WRITTEN INSTRUCTION
The lines from the top of the material through the line with "-0.12), (180.0, -0.05)]" are to be set down exactly. Leave the pictures out.

COLLECTED DATA

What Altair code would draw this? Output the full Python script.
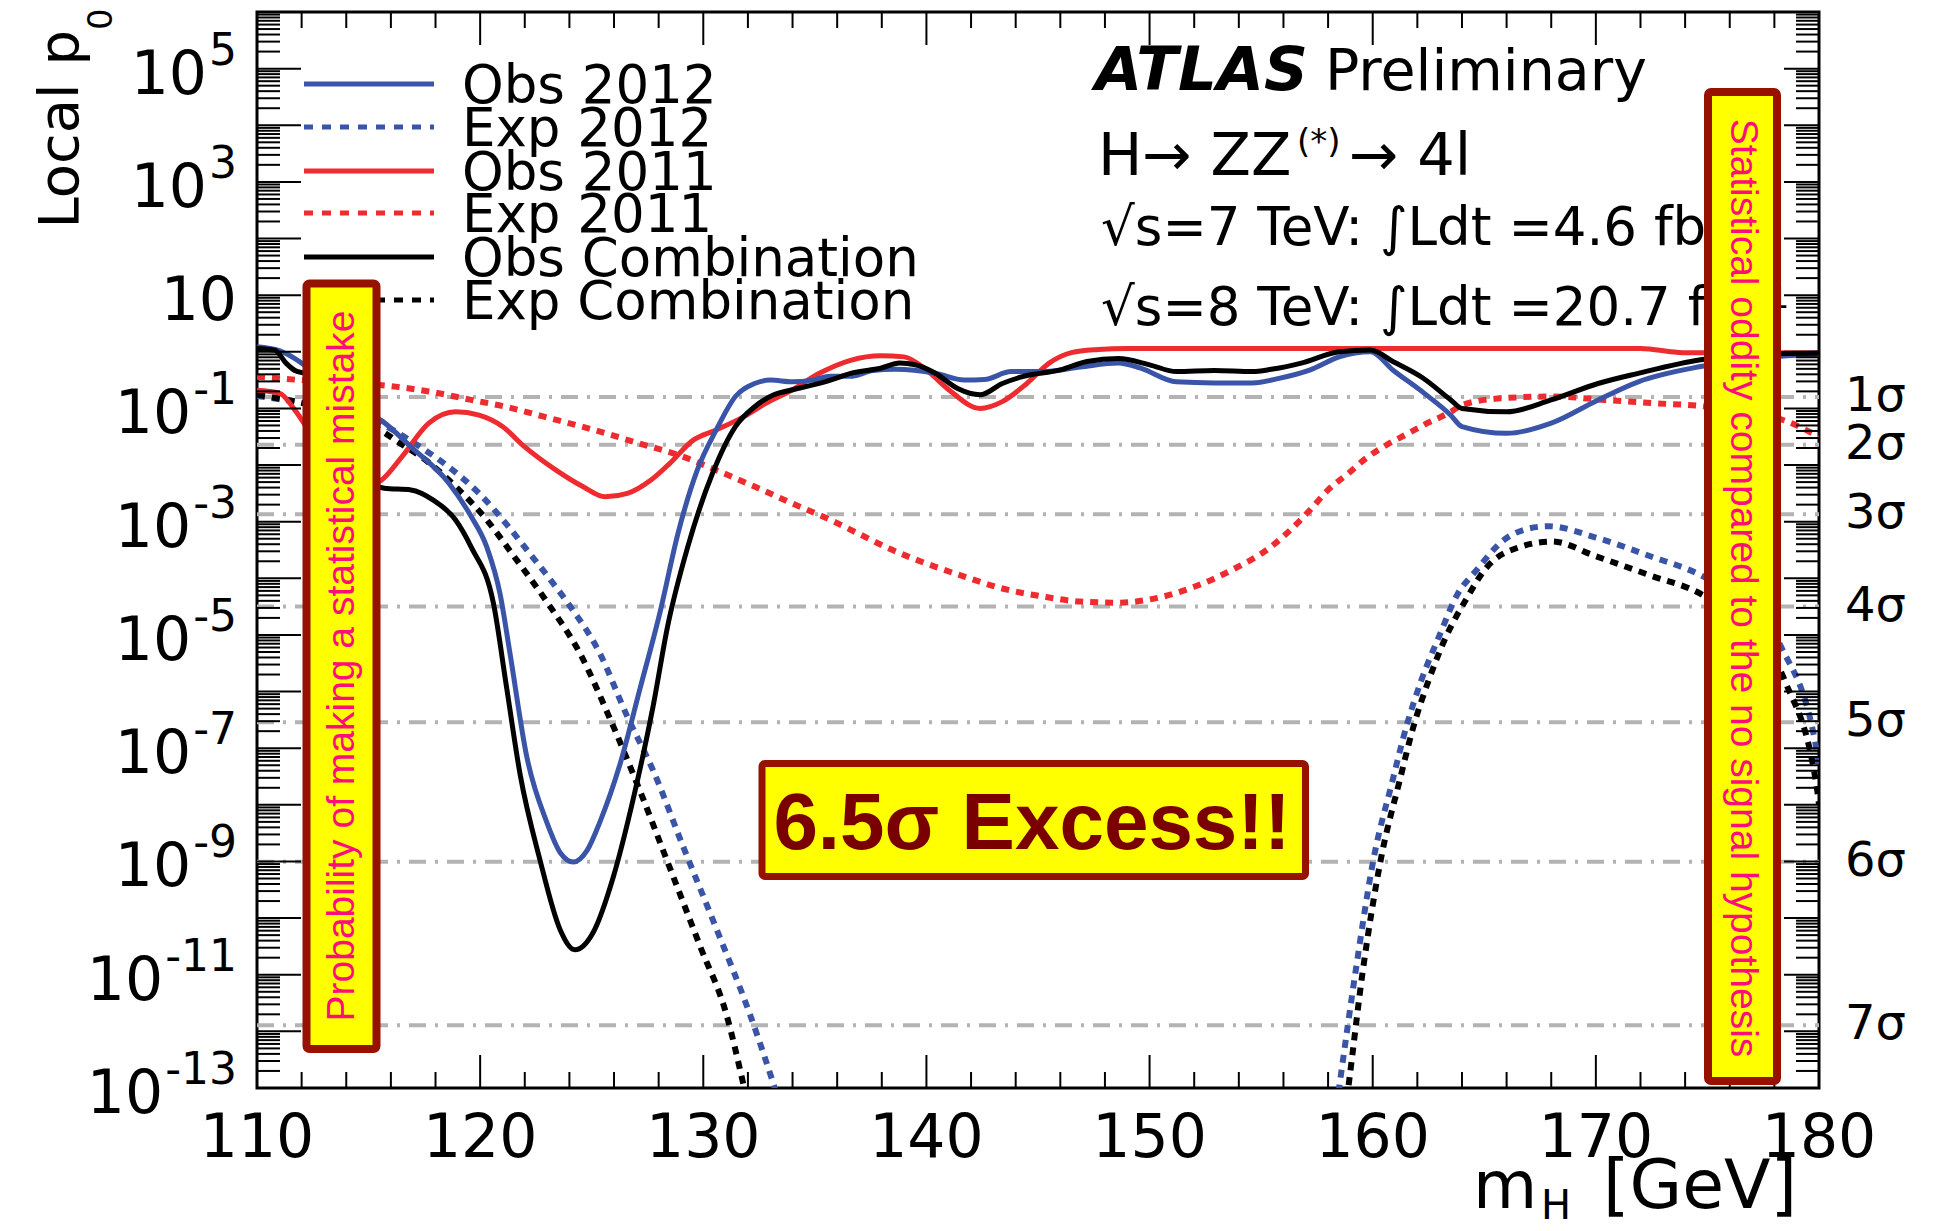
import altair as alt
import pandas as pd

# ---------------------------------------------------------------- data
# each series: (m_H [GeV], log10 of local p0)
OBS_2012 = [(110.0, 0.09), (111.0, 0.02), (111.7, -0.12), (112.5, -0.35), (113.5, -0.7), (114.5, -0.98),
            (115.6, -1.22), (116.9, -1.68), (118.6, -2.32), (119.6, -2.91), (120.3, -3.45), (120.9, -4.29),
            (121.34, -5.33), (122.09, -7.15), (122.98, -8.3), (123.6, -8.85), (124.18, -9.01), (124.8, -8.8),
            (125.37, -8.3), (126.27, -7.28), (127.17, -5.94), (128.06, -4.6), (128.87, -3.2), (129.73, -2.09),
            (130.58, -1.38), (131.44, -0.79), (132.3, -0.56), (133.0, -0.5), (134.0, -0.53), (134.9, -0.5),
            (135.7, -0.43), (136.7, -0.43), (137.6, -0.33), (138.6, -0.31), (140.4, -0.38), (141.7, -0.5),
            (142.6, -0.49), (143.8, -0.35), (145.2, -0.35), (146.9, -0.27), (148.6, -0.2), (149.6, -0.29),
            (151.2, -0.53), (152.9, -0.55), (154.6, -0.55), (155.8, -0.47), (157.2, -0.32), (158.5, -0.09),
            (159.9, 0.0), (160.9, -0.32), (162.3, -0.73), (163.5, -1.12), (164.0, -1.32), (166.0, -1.44),
            (168.0, -1.26), (170.1, -0.85), (171.9, -0.53), (174.7, -0.26), (177.0, -0.12), (180.0, -0.05)]

OBS_COMB = [(110.0, 0.06), (110.8, 0.03), (111.3, -0.2), (111.7, -0.33), (112.3, -0.4), (113.2, -0.8),
            (114.2, -1.6), (115.0, -2.25), (115.7, -2.41), (116.9, -2.44), (117.9, -2.62), (118.9, -2.97),
            (119.6, -3.45), (120.6, -4.45), (121.19, -5.94), (121.79, -7.46), (122.68, -8.97), (123.58, -10.2),
            (124.25, -10.56), (125.07, -10.25), (125.97, -9.27), (126.87, -7.88), (127.76, -6.24), (128.4, -4.85),
            (129.3, -3.45), (130.41, -2.15), (131.44, -1.32), (132.3, -0.97), (133.16, -0.76), (134.0, -0.67),
            (134.87, -0.59), (135.7, -0.5), (136.6, -0.38), (137.95, -0.29), (138.8, -0.2), (139.5, -0.23),
            (140.4, -0.38), (141.4, -0.65), (142.4, -0.76), (143.4, -0.56), (144.3, -0.44), (146.0, -0.32),
            (147.2, -0.17), (148.6, -0.12), (150.0, -0.23), (151.2, -0.35), (152.9, -0.33), (154.6, -0.35),
            (155.45, -0.31), (156.8, -0.2), (158.5, 0.0), (159.9, 0.03), (160.9, -0.17), (162.2, -0.45),
            (163.5, -0.85), (164.0, -1.0), (166.0, -1.06), (168.0, -0.85), (170.1, -0.56), (171.9, -0.38),
            (174.7, -0.14), (177.0, -0.05), (180.0, -0.02)]

OBS_2011 = [(110.0, -0.68), (111.0, -0.73), (111.7, -1.03), (112.5, -1.5), (113.5, -2.0), (114.7, -2.4),
            (115.6, -2.26), (116.5, -1.85), (117.7, -1.26), (118.9, -1.06), (119.95, -1.12), (121.0, -1.32),
            (122.0, -1.68), (123.4, -2.09), (124.6, -2.38), (125.6, -2.56), (126.6, -2.5), (127.67, -2.26),
            (128.5, -1.97), (129.55, -1.56), (130.58, -1.38), (131.8, -1.15), (132.8, -0.91), (134.0, -0.67),
            (135.2, -0.38), (136.6, -0.15), (137.95, -0.07), (139.0, -0.09), (140.0, -0.32), (141.0, -0.67),
            (142.4, -1.0), (143.4, -0.88), (144.5, -0.56), (145.5, -0.2), (146.5, -0.015), (147.7, 0.04),
            (149.0, 0.06), (172.0, 0.06), (173.9, -0.015), (180.0, -0.02)]

EXP_2011 = [(110.0, -0.44), (112.0, -0.5), (114.0, -0.55), (115.6, -0.59), (117.7, -0.7), (119.6, -0.85),
            (121.15, -0.97), (122.9, -1.15), (125.1, -1.38), (127.15, -1.62), (128.87, -1.82), (130.58, -2.09),
            (132.3, -2.38), (134.0, -2.68), (135.7, -2.97), (136.9, -3.2), (138.3, -3.47), (140.0, -3.74),
            (141.7, -3.97), (143.4, -4.18), (145.2, -4.32), (146.9, -4.41), (148.6, -4.43), (150.3, -4.35),
            (152.0, -4.15), (153.7, -3.85), (155.45, -3.44), (156.3, -3.15), (157.2, -2.79), (158.0, -2.44),
            (158.9, -2.15), (159.7, -1.88), (160.6, -1.65), (161.45, -1.47), (162.3, -1.29), (163.5, -1.06),
            (164.0, -0.94), (165.8, -0.82), (168.1, -0.79), (170.4, -0.85), (172.7, -0.91), (174.8, -0.96),
            (176.5, -1.05), (178.36, -1.2), (180.0, -1.5)]

EXP_2012 = [(110.0, -0.78), (112.0, -0.9), (114.0, -1.05), (115.6, -1.28), (117.2, -1.65), (118.58, -2.03),
            (119.95, -2.5), (121.15, -3.03), (122.2, -3.55), (123.0, -3.95), (123.88, -4.41), (125.37, -5.33),
            (126.57, -6.42), (127.76, -7.4), (129.1, -8.74), (130.6, -10.2), (132.1, -11.71), (133.14, -12.92),
            (134.0, -14.0), (158.0, -14.4), (158.5, -12.98), (159.24, -10.92), (160.05, -8.93), (160.87, -7.6),
            (161.52, -6.6), (162.17, -5.81), (162.99, -5.01), (163.8, -4.28), (164.6, -3.88), (165.92, -3.31),
            (166.9, -3.13), (167.88, -3.08), (170.0, -3.28), (172.44, -3.61), (174.72, -3.95), (176.5, -4.4),
            (178.3, -5.21), (179.94, -7.14), (180.0, -7.3)]

EXP_COMB = [(110.0, -0.76), (112.0, -0.9), (114.0, -1.1), (115.6, -1.4), (116.2, -1.56), (117.55, -1.91),
            (118.9, -2.38), (120.3, -2.97), (121.4, -3.55), (122.98, -4.41), (124.48, -5.33), (125.82, -6.48),
            (127.17, -7.76), (128.37, -8.98), (129.86, -10.5), (131.05, -11.72), (131.8, -12.94), (132.5, -14.2),
            (158.4, -14.5), (158.91, -12.98), (159.56, -10.92), (160.38, -8.93), (161.19, -7.6), (161.84, -6.6),
            (162.5, -5.81), (163.31, -5.01), (164.13, -4.41), (165.1, -3.81), (166.57, -3.45), (168.04, -3.35),
            (170.0, -3.61), (172.44, -3.95), (174.72, -4.28), (176.5, -4.8), (178.47, -5.81), (179.94, -7.8),
            (180.0, -8.0)]

SIGMA_LABELS = ["1σ", "2σ", "3σ", "4σ", "5σ", "6σ", "7σ"]
SIGMA_P = [0.158655, 0.0227501, 0.0013499, 3.16712e-5, 2.86652e-7, 9.86588e-10, 1.27981e-12]

X_TICK_VALUES = [110, 120, 130, 140, 150, 160, 170, 180]
X_TICK_LABELS = ["110", "120", "130", "140", "150", "160", "170", "180"]
X_MINOR_VALUES = [v for v in range(110, 181, 2) if v % 10]

Y_LABEL_VALUES = [1e5, 1e3, 1e1, 1e-1, 1e-3, 1e-5, 1e-7, 1e-9, 1e-11, 1e-13]
Y_LABEL_BASE = ["10", "10", "10", "10", "10", "10", "10", "10", "10", "10"]
Y_LABEL_EXP = ["5", "3", "", "-1", "-3", "-5", "-7", "-9", "-11", "-13"]
Y_DECADES = [10.0 ** e for e in range(-13, 7)]
Y_MINORS = [k * 10.0 ** e for e in range(-13, 6) for k in range(2, 10)]

LEGEND_LABELS = ["Obs 2012", "Exp 2012", "Obs 2011", "Exp 2011", "Obs Combination", "Exp Combination"]

# ---------------------------------------------------------------- style
W, H = 1562, 1076
BLUE, RED, BLACK = "#3a55a8", "#ee2b2f", "#000000"
GRAY = "#b3b3b3"
YELLOW, BORDER = "#ffff00", "#961100"
PINK = "#ff0d7a"
FONT = "DejaVu Sans"
DOT = [8, 7]
EXP_SIZE = 44

X_SCALE = alt.Scale(domain=[110, 180], nice=False, zero=False)
Y_SCALE = alt.Scale(type="log", domain=[1e-13, 1e6], nice=False)
ONE = pd.DataFrame({"k": [0]})


def xenc():
    return alt.X("m:Q", scale=X_SCALE, axis=None)


def yenc():
    return alt.Y("p:Q", scale=Y_SCALE, axis=None)


def series(pairs):
    return pd.DataFrame({"m": [a for a, _ in pairs], "p": [10.0 ** b for _, b in pairs]})


def curve(pairs, color, dash=None, width=5):
    kw = dict(color=color, strokeWidth=width, clip=True, interpolate="monotone")
    if dash:
        kw["strokeDash"] = dash
        kw["strokeCap"] = "butt"
    return alt.Chart(series(pairs)).mark_line(**kw).encode(x=xenc(), y=yenc())


def label(text, x, y, size, color="black", align="left", baseline="alphabetic",
          angle=0, weight="normal", style="normal", font=FONT):
    kw = dict(text=text, font=font, fontSize=size, color=color, align=align,
              baseline=baseline, fontWeight=weight, fontStyle=style)
    if angle:
        kw["angle"] = angle
    return alt.Chart(ONE).mark_text(**kw).encode(x=alt.value(x), y=alt.value(y))


def box(x1, x2, y1, y2, sw):
    return alt.Chart(ONE).mark_rect(fill=YELLOW, stroke=BORDER, strokeWidth=sw, cornerRadius=3).encode(
        x=alt.value(x1), x2=alt.value(x2), y=alt.value(y1), y2=alt.value(y2))


layers = []

# sigma reference lines
layers.append(alt.Chart(pd.DataFrame({"p": SIGMA_P})).mark_rule(
    color=GRAY, strokeWidth=4, strokeDash=[17, 9, 3, 9]).encode(
    y=yenc(), x=alt.value(0), x2=alt.value(W)))

# curves
layers += [
    curve(EXP_2011, RED, DOT, 6),
    curve(EXP_2012, BLUE, DOT, 6),
    curve(EXP_COMB, BLACK, DOT, 6),
    curve(OBS_2011, RED, None, 5),
    curve(OBS_2012, BLUE, None, 5),
    curve(OBS_COMB, BLACK, None, 5),
]

# legend
leg_rows = [72, 115, 159, 201, 245, 288]
leg_colors = [BLUE, BLUE, RED, RED, BLACK, BLACK]
leg_dash = [None, [9, 9], None, [9, 9], None, [9, 9]]
for lab, yy, col, dsh in zip(LEGEND_LABELS, leg_rows, leg_colors, leg_dash):
    kw = dict(color=col, strokeWidth=5)
    if dsh:
        kw["strokeDash"] = dsh
        kw["strokeCap"] = "butt"
    layers.append(alt.Chart(ONE).mark_rule(**kw).encode(
        x=alt.value(47), x2=alt.value(177), y=alt.value(yy)))
    layers.append(label(lab, 205, yy + 19, 53))

# ATLAS block
layers += [
    label("ATLAS", 838, 78, 61, weight="bold", style="italic"),
    label("Preliminary", 1068, 78, 57),
    label("H→ ZZ", 841, 163, 59),
    label("(*)", 1040, 141, 34),
    label("→ 4l", 1092, 163, 59),
    label("√s=7 TeV: ∫Ldt =4.6 fb⁻¹", 844, 233, 53),
    label("√s=8 TeV: ∫Ldt =20.7 fb⁻¹", 844, 313, 53),
]

# ticks (inward, ROOT style)
dec = pd.DataFrame({"p": Y_DECADES})
mnr = pd.DataFrame({"p": Y_MINORS})
xmj = pd.DataFrame({"m": X_TICK_VALUES})
xmn = pd.DataFrame({"m": X_MINOR_VALUES})
tk = dict(color="black", strokeWidth=2)
layers += [
    alt.Chart(dec).mark_rule(**tk).encode(y=yenc(), x=alt.value(0), x2=alt.value(44)),
    alt.Chart(mnr).mark_rule(**tk).encode(y=yenc(), x=alt.value(0), x2=alt.value(23)),
    alt.Chart(dec).mark_rule(**tk).encode(y=yenc(), x=alt.value(W - 35), x2=alt.value(W)),
    alt.Chart(mnr).mark_rule(**tk).encode(y=yenc(), x=alt.value(W - 23), x2=alt.value(W)),
    alt.Chart(xmj).mark_rule(**tk).encode(x=xenc(), y=alt.value(H - 33), y2=alt.value(H)),
    alt.Chart(xmn).mark_rule(**tk).encode(x=xenc(), y=alt.value(H - 16), y2=alt.value(H)),
    alt.Chart(xmj).mark_rule(**tk).encode(x=xenc(), y=alt.value(0), y2=alt.value(33)),
    alt.Chart(xmn).mark_rule(**tk).encode(x=xenc(), y=alt.value(0), y2=alt.value(16)),
]

# annotation boxes
layers += [
    box(49.5, 119.5, 271.5, 1037, 8),
    label("Probability of making a statistical mistake", 84.5, 654, 39, color=PINK,
          align="center", baseline="middle", angle=270, font="Liberation Sans"),
    box(1451, 1520, 80, 1069, 8),
    label("Statistical oddity compared to the no signal hypothesis", 1485.5, 576, 39, color=PINK,
          align="center", baseline="middle", angle=90, font="Liberation Sans"),
    box(505, 1048.5, 751.5, 864.5, 7),
    label("6.5σ Excess!!", 775, 837, 80, color="#7a0000", align="center", weight="bold",
          font="Liberation Sans"),
]

# x tick labels
layers.append(alt.Chart(pd.DataFrame({"m": X_TICK_VALUES, "t": X_TICK_LABELS})).mark_text(
    font=FONT, fontSize=60, align="center", baseline="alphabetic").encode(
    x=xenc(), y=alt.value(1145), text="t:N"))

# y tick labels: base "10" plus a raised exponent
for v, b, e in zip(Y_LABEL_VALUES, Y_LABEL_BASE, Y_LABEL_EXP):
    ew = sum(0.361 if c == "-" else 0.636 for c in e) * EXP_SIZE
    gap = 2 if e else 0
    row = pd.DataFrame({"p": [v]})
    layers.append(alt.Chart(row).mark_text(
        text=b, font=FONT, fontSize=60, align="right", baseline="alphabetic", dy=25).encode(
        y=yenc(), x=alt.value(-20 - ew - gap)))
    if e:
        layers.append(alt.Chart(row).mark_text(
            text=e, font=FONT, fontSize=EXP_SIZE, align="right", baseline="alphabetic", dy=-4).encode(
            y=yenc(), x=alt.value(-20)))

# sigma labels
layers.append(alt.Chart(pd.DataFrame({"p": SIGMA_P, "t": SIGMA_LABELS})).mark_text(
    font=FONT, fontSize=48, align="left", baseline="middle").encode(
    y=yenc(), x=alt.value(1588), text="t:N"))

# axis titles
layers += [
    label("Local p", -179, 18, 56, align="right", angle=270),
    label("0", -145, 18, 34, align="left", angle=270),
    label("m", 1216, 1196, 66),
    label("H", 1284, 1207, 40),
    label("[GeV]", 1346, 1196, 68),
]

chart = alt.layer(*layers).properties(
    width=W, height=H,
    autosize=alt.AutoSizeParams(type="none"),
    padding={"left": 257, "top": 12, "right": 116, "bottom": 143},
    background="white",
).configure_view(stroke="black", strokeWidth=3)

chart.save("out.html", embed_options={"renderer": "svg", "actions": False})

EXERCISE RESULT
What Altair code would draw this? Output the full Python script.
import altair as alt
import pandas as pd

# ---------------------------------------------------------------- data
# each series: (m_H [GeV], log10 of local p0)
OBS_2012 = [(110.0, 0.09), (111.0, 0.02), (111.7, -0.12), (112.5, -0.35), (113.5, -0.7), (114.5, -0.98),
            (115.6, -1.22), (116.9, -1.68), (118.6, -2.32), (119.6, -2.91), (120.3, -3.45), (120.9, -4.29),
            (121.34, -5.33), (122.09, -7.15), (122.98, -8.3), (123.6, -8.85), (124.18, -9.01), (124.8, -8.8),
            (125.37, -8.3), (126.27, -7.28), (127.17, -5.94), (128.06, -4.6), (128.87, -3.2), (129.73, -2.09),
            (130.58, -1.38), (131.44, -0.79), (132.3, -0.56), (133.0, -0.5), (134.0, -0.53), (134.9, -0.5),
            (135.7, -0.43), (136.7, -0.43), (137.6, -0.33), (138.6, -0.31), (140.4, -0.38), (141.7, -0.5),
            (142.6, -0.49), (143.8, -0.35), (145.2, -0.35), (146.9, -0.27), (148.6, -0.2), (149.6, -0.29),
            (151.2, -0.53), (152.9, -0.55), (154.6, -0.55), (155.8, -0.47), (157.2, -0.32), (158.5, -0.09),
            (159.9, 0.0), (160.9, -0.32), (162.3, -0.73), (163.5, -1.12), (164.0, -1.32), (166.0, -1.44),
            (168.0, -1.26), (170.1, -0.85), (171.9, -0.53), (174.7, -0.26), (177.0, -0.12), (180.0, -0.05)]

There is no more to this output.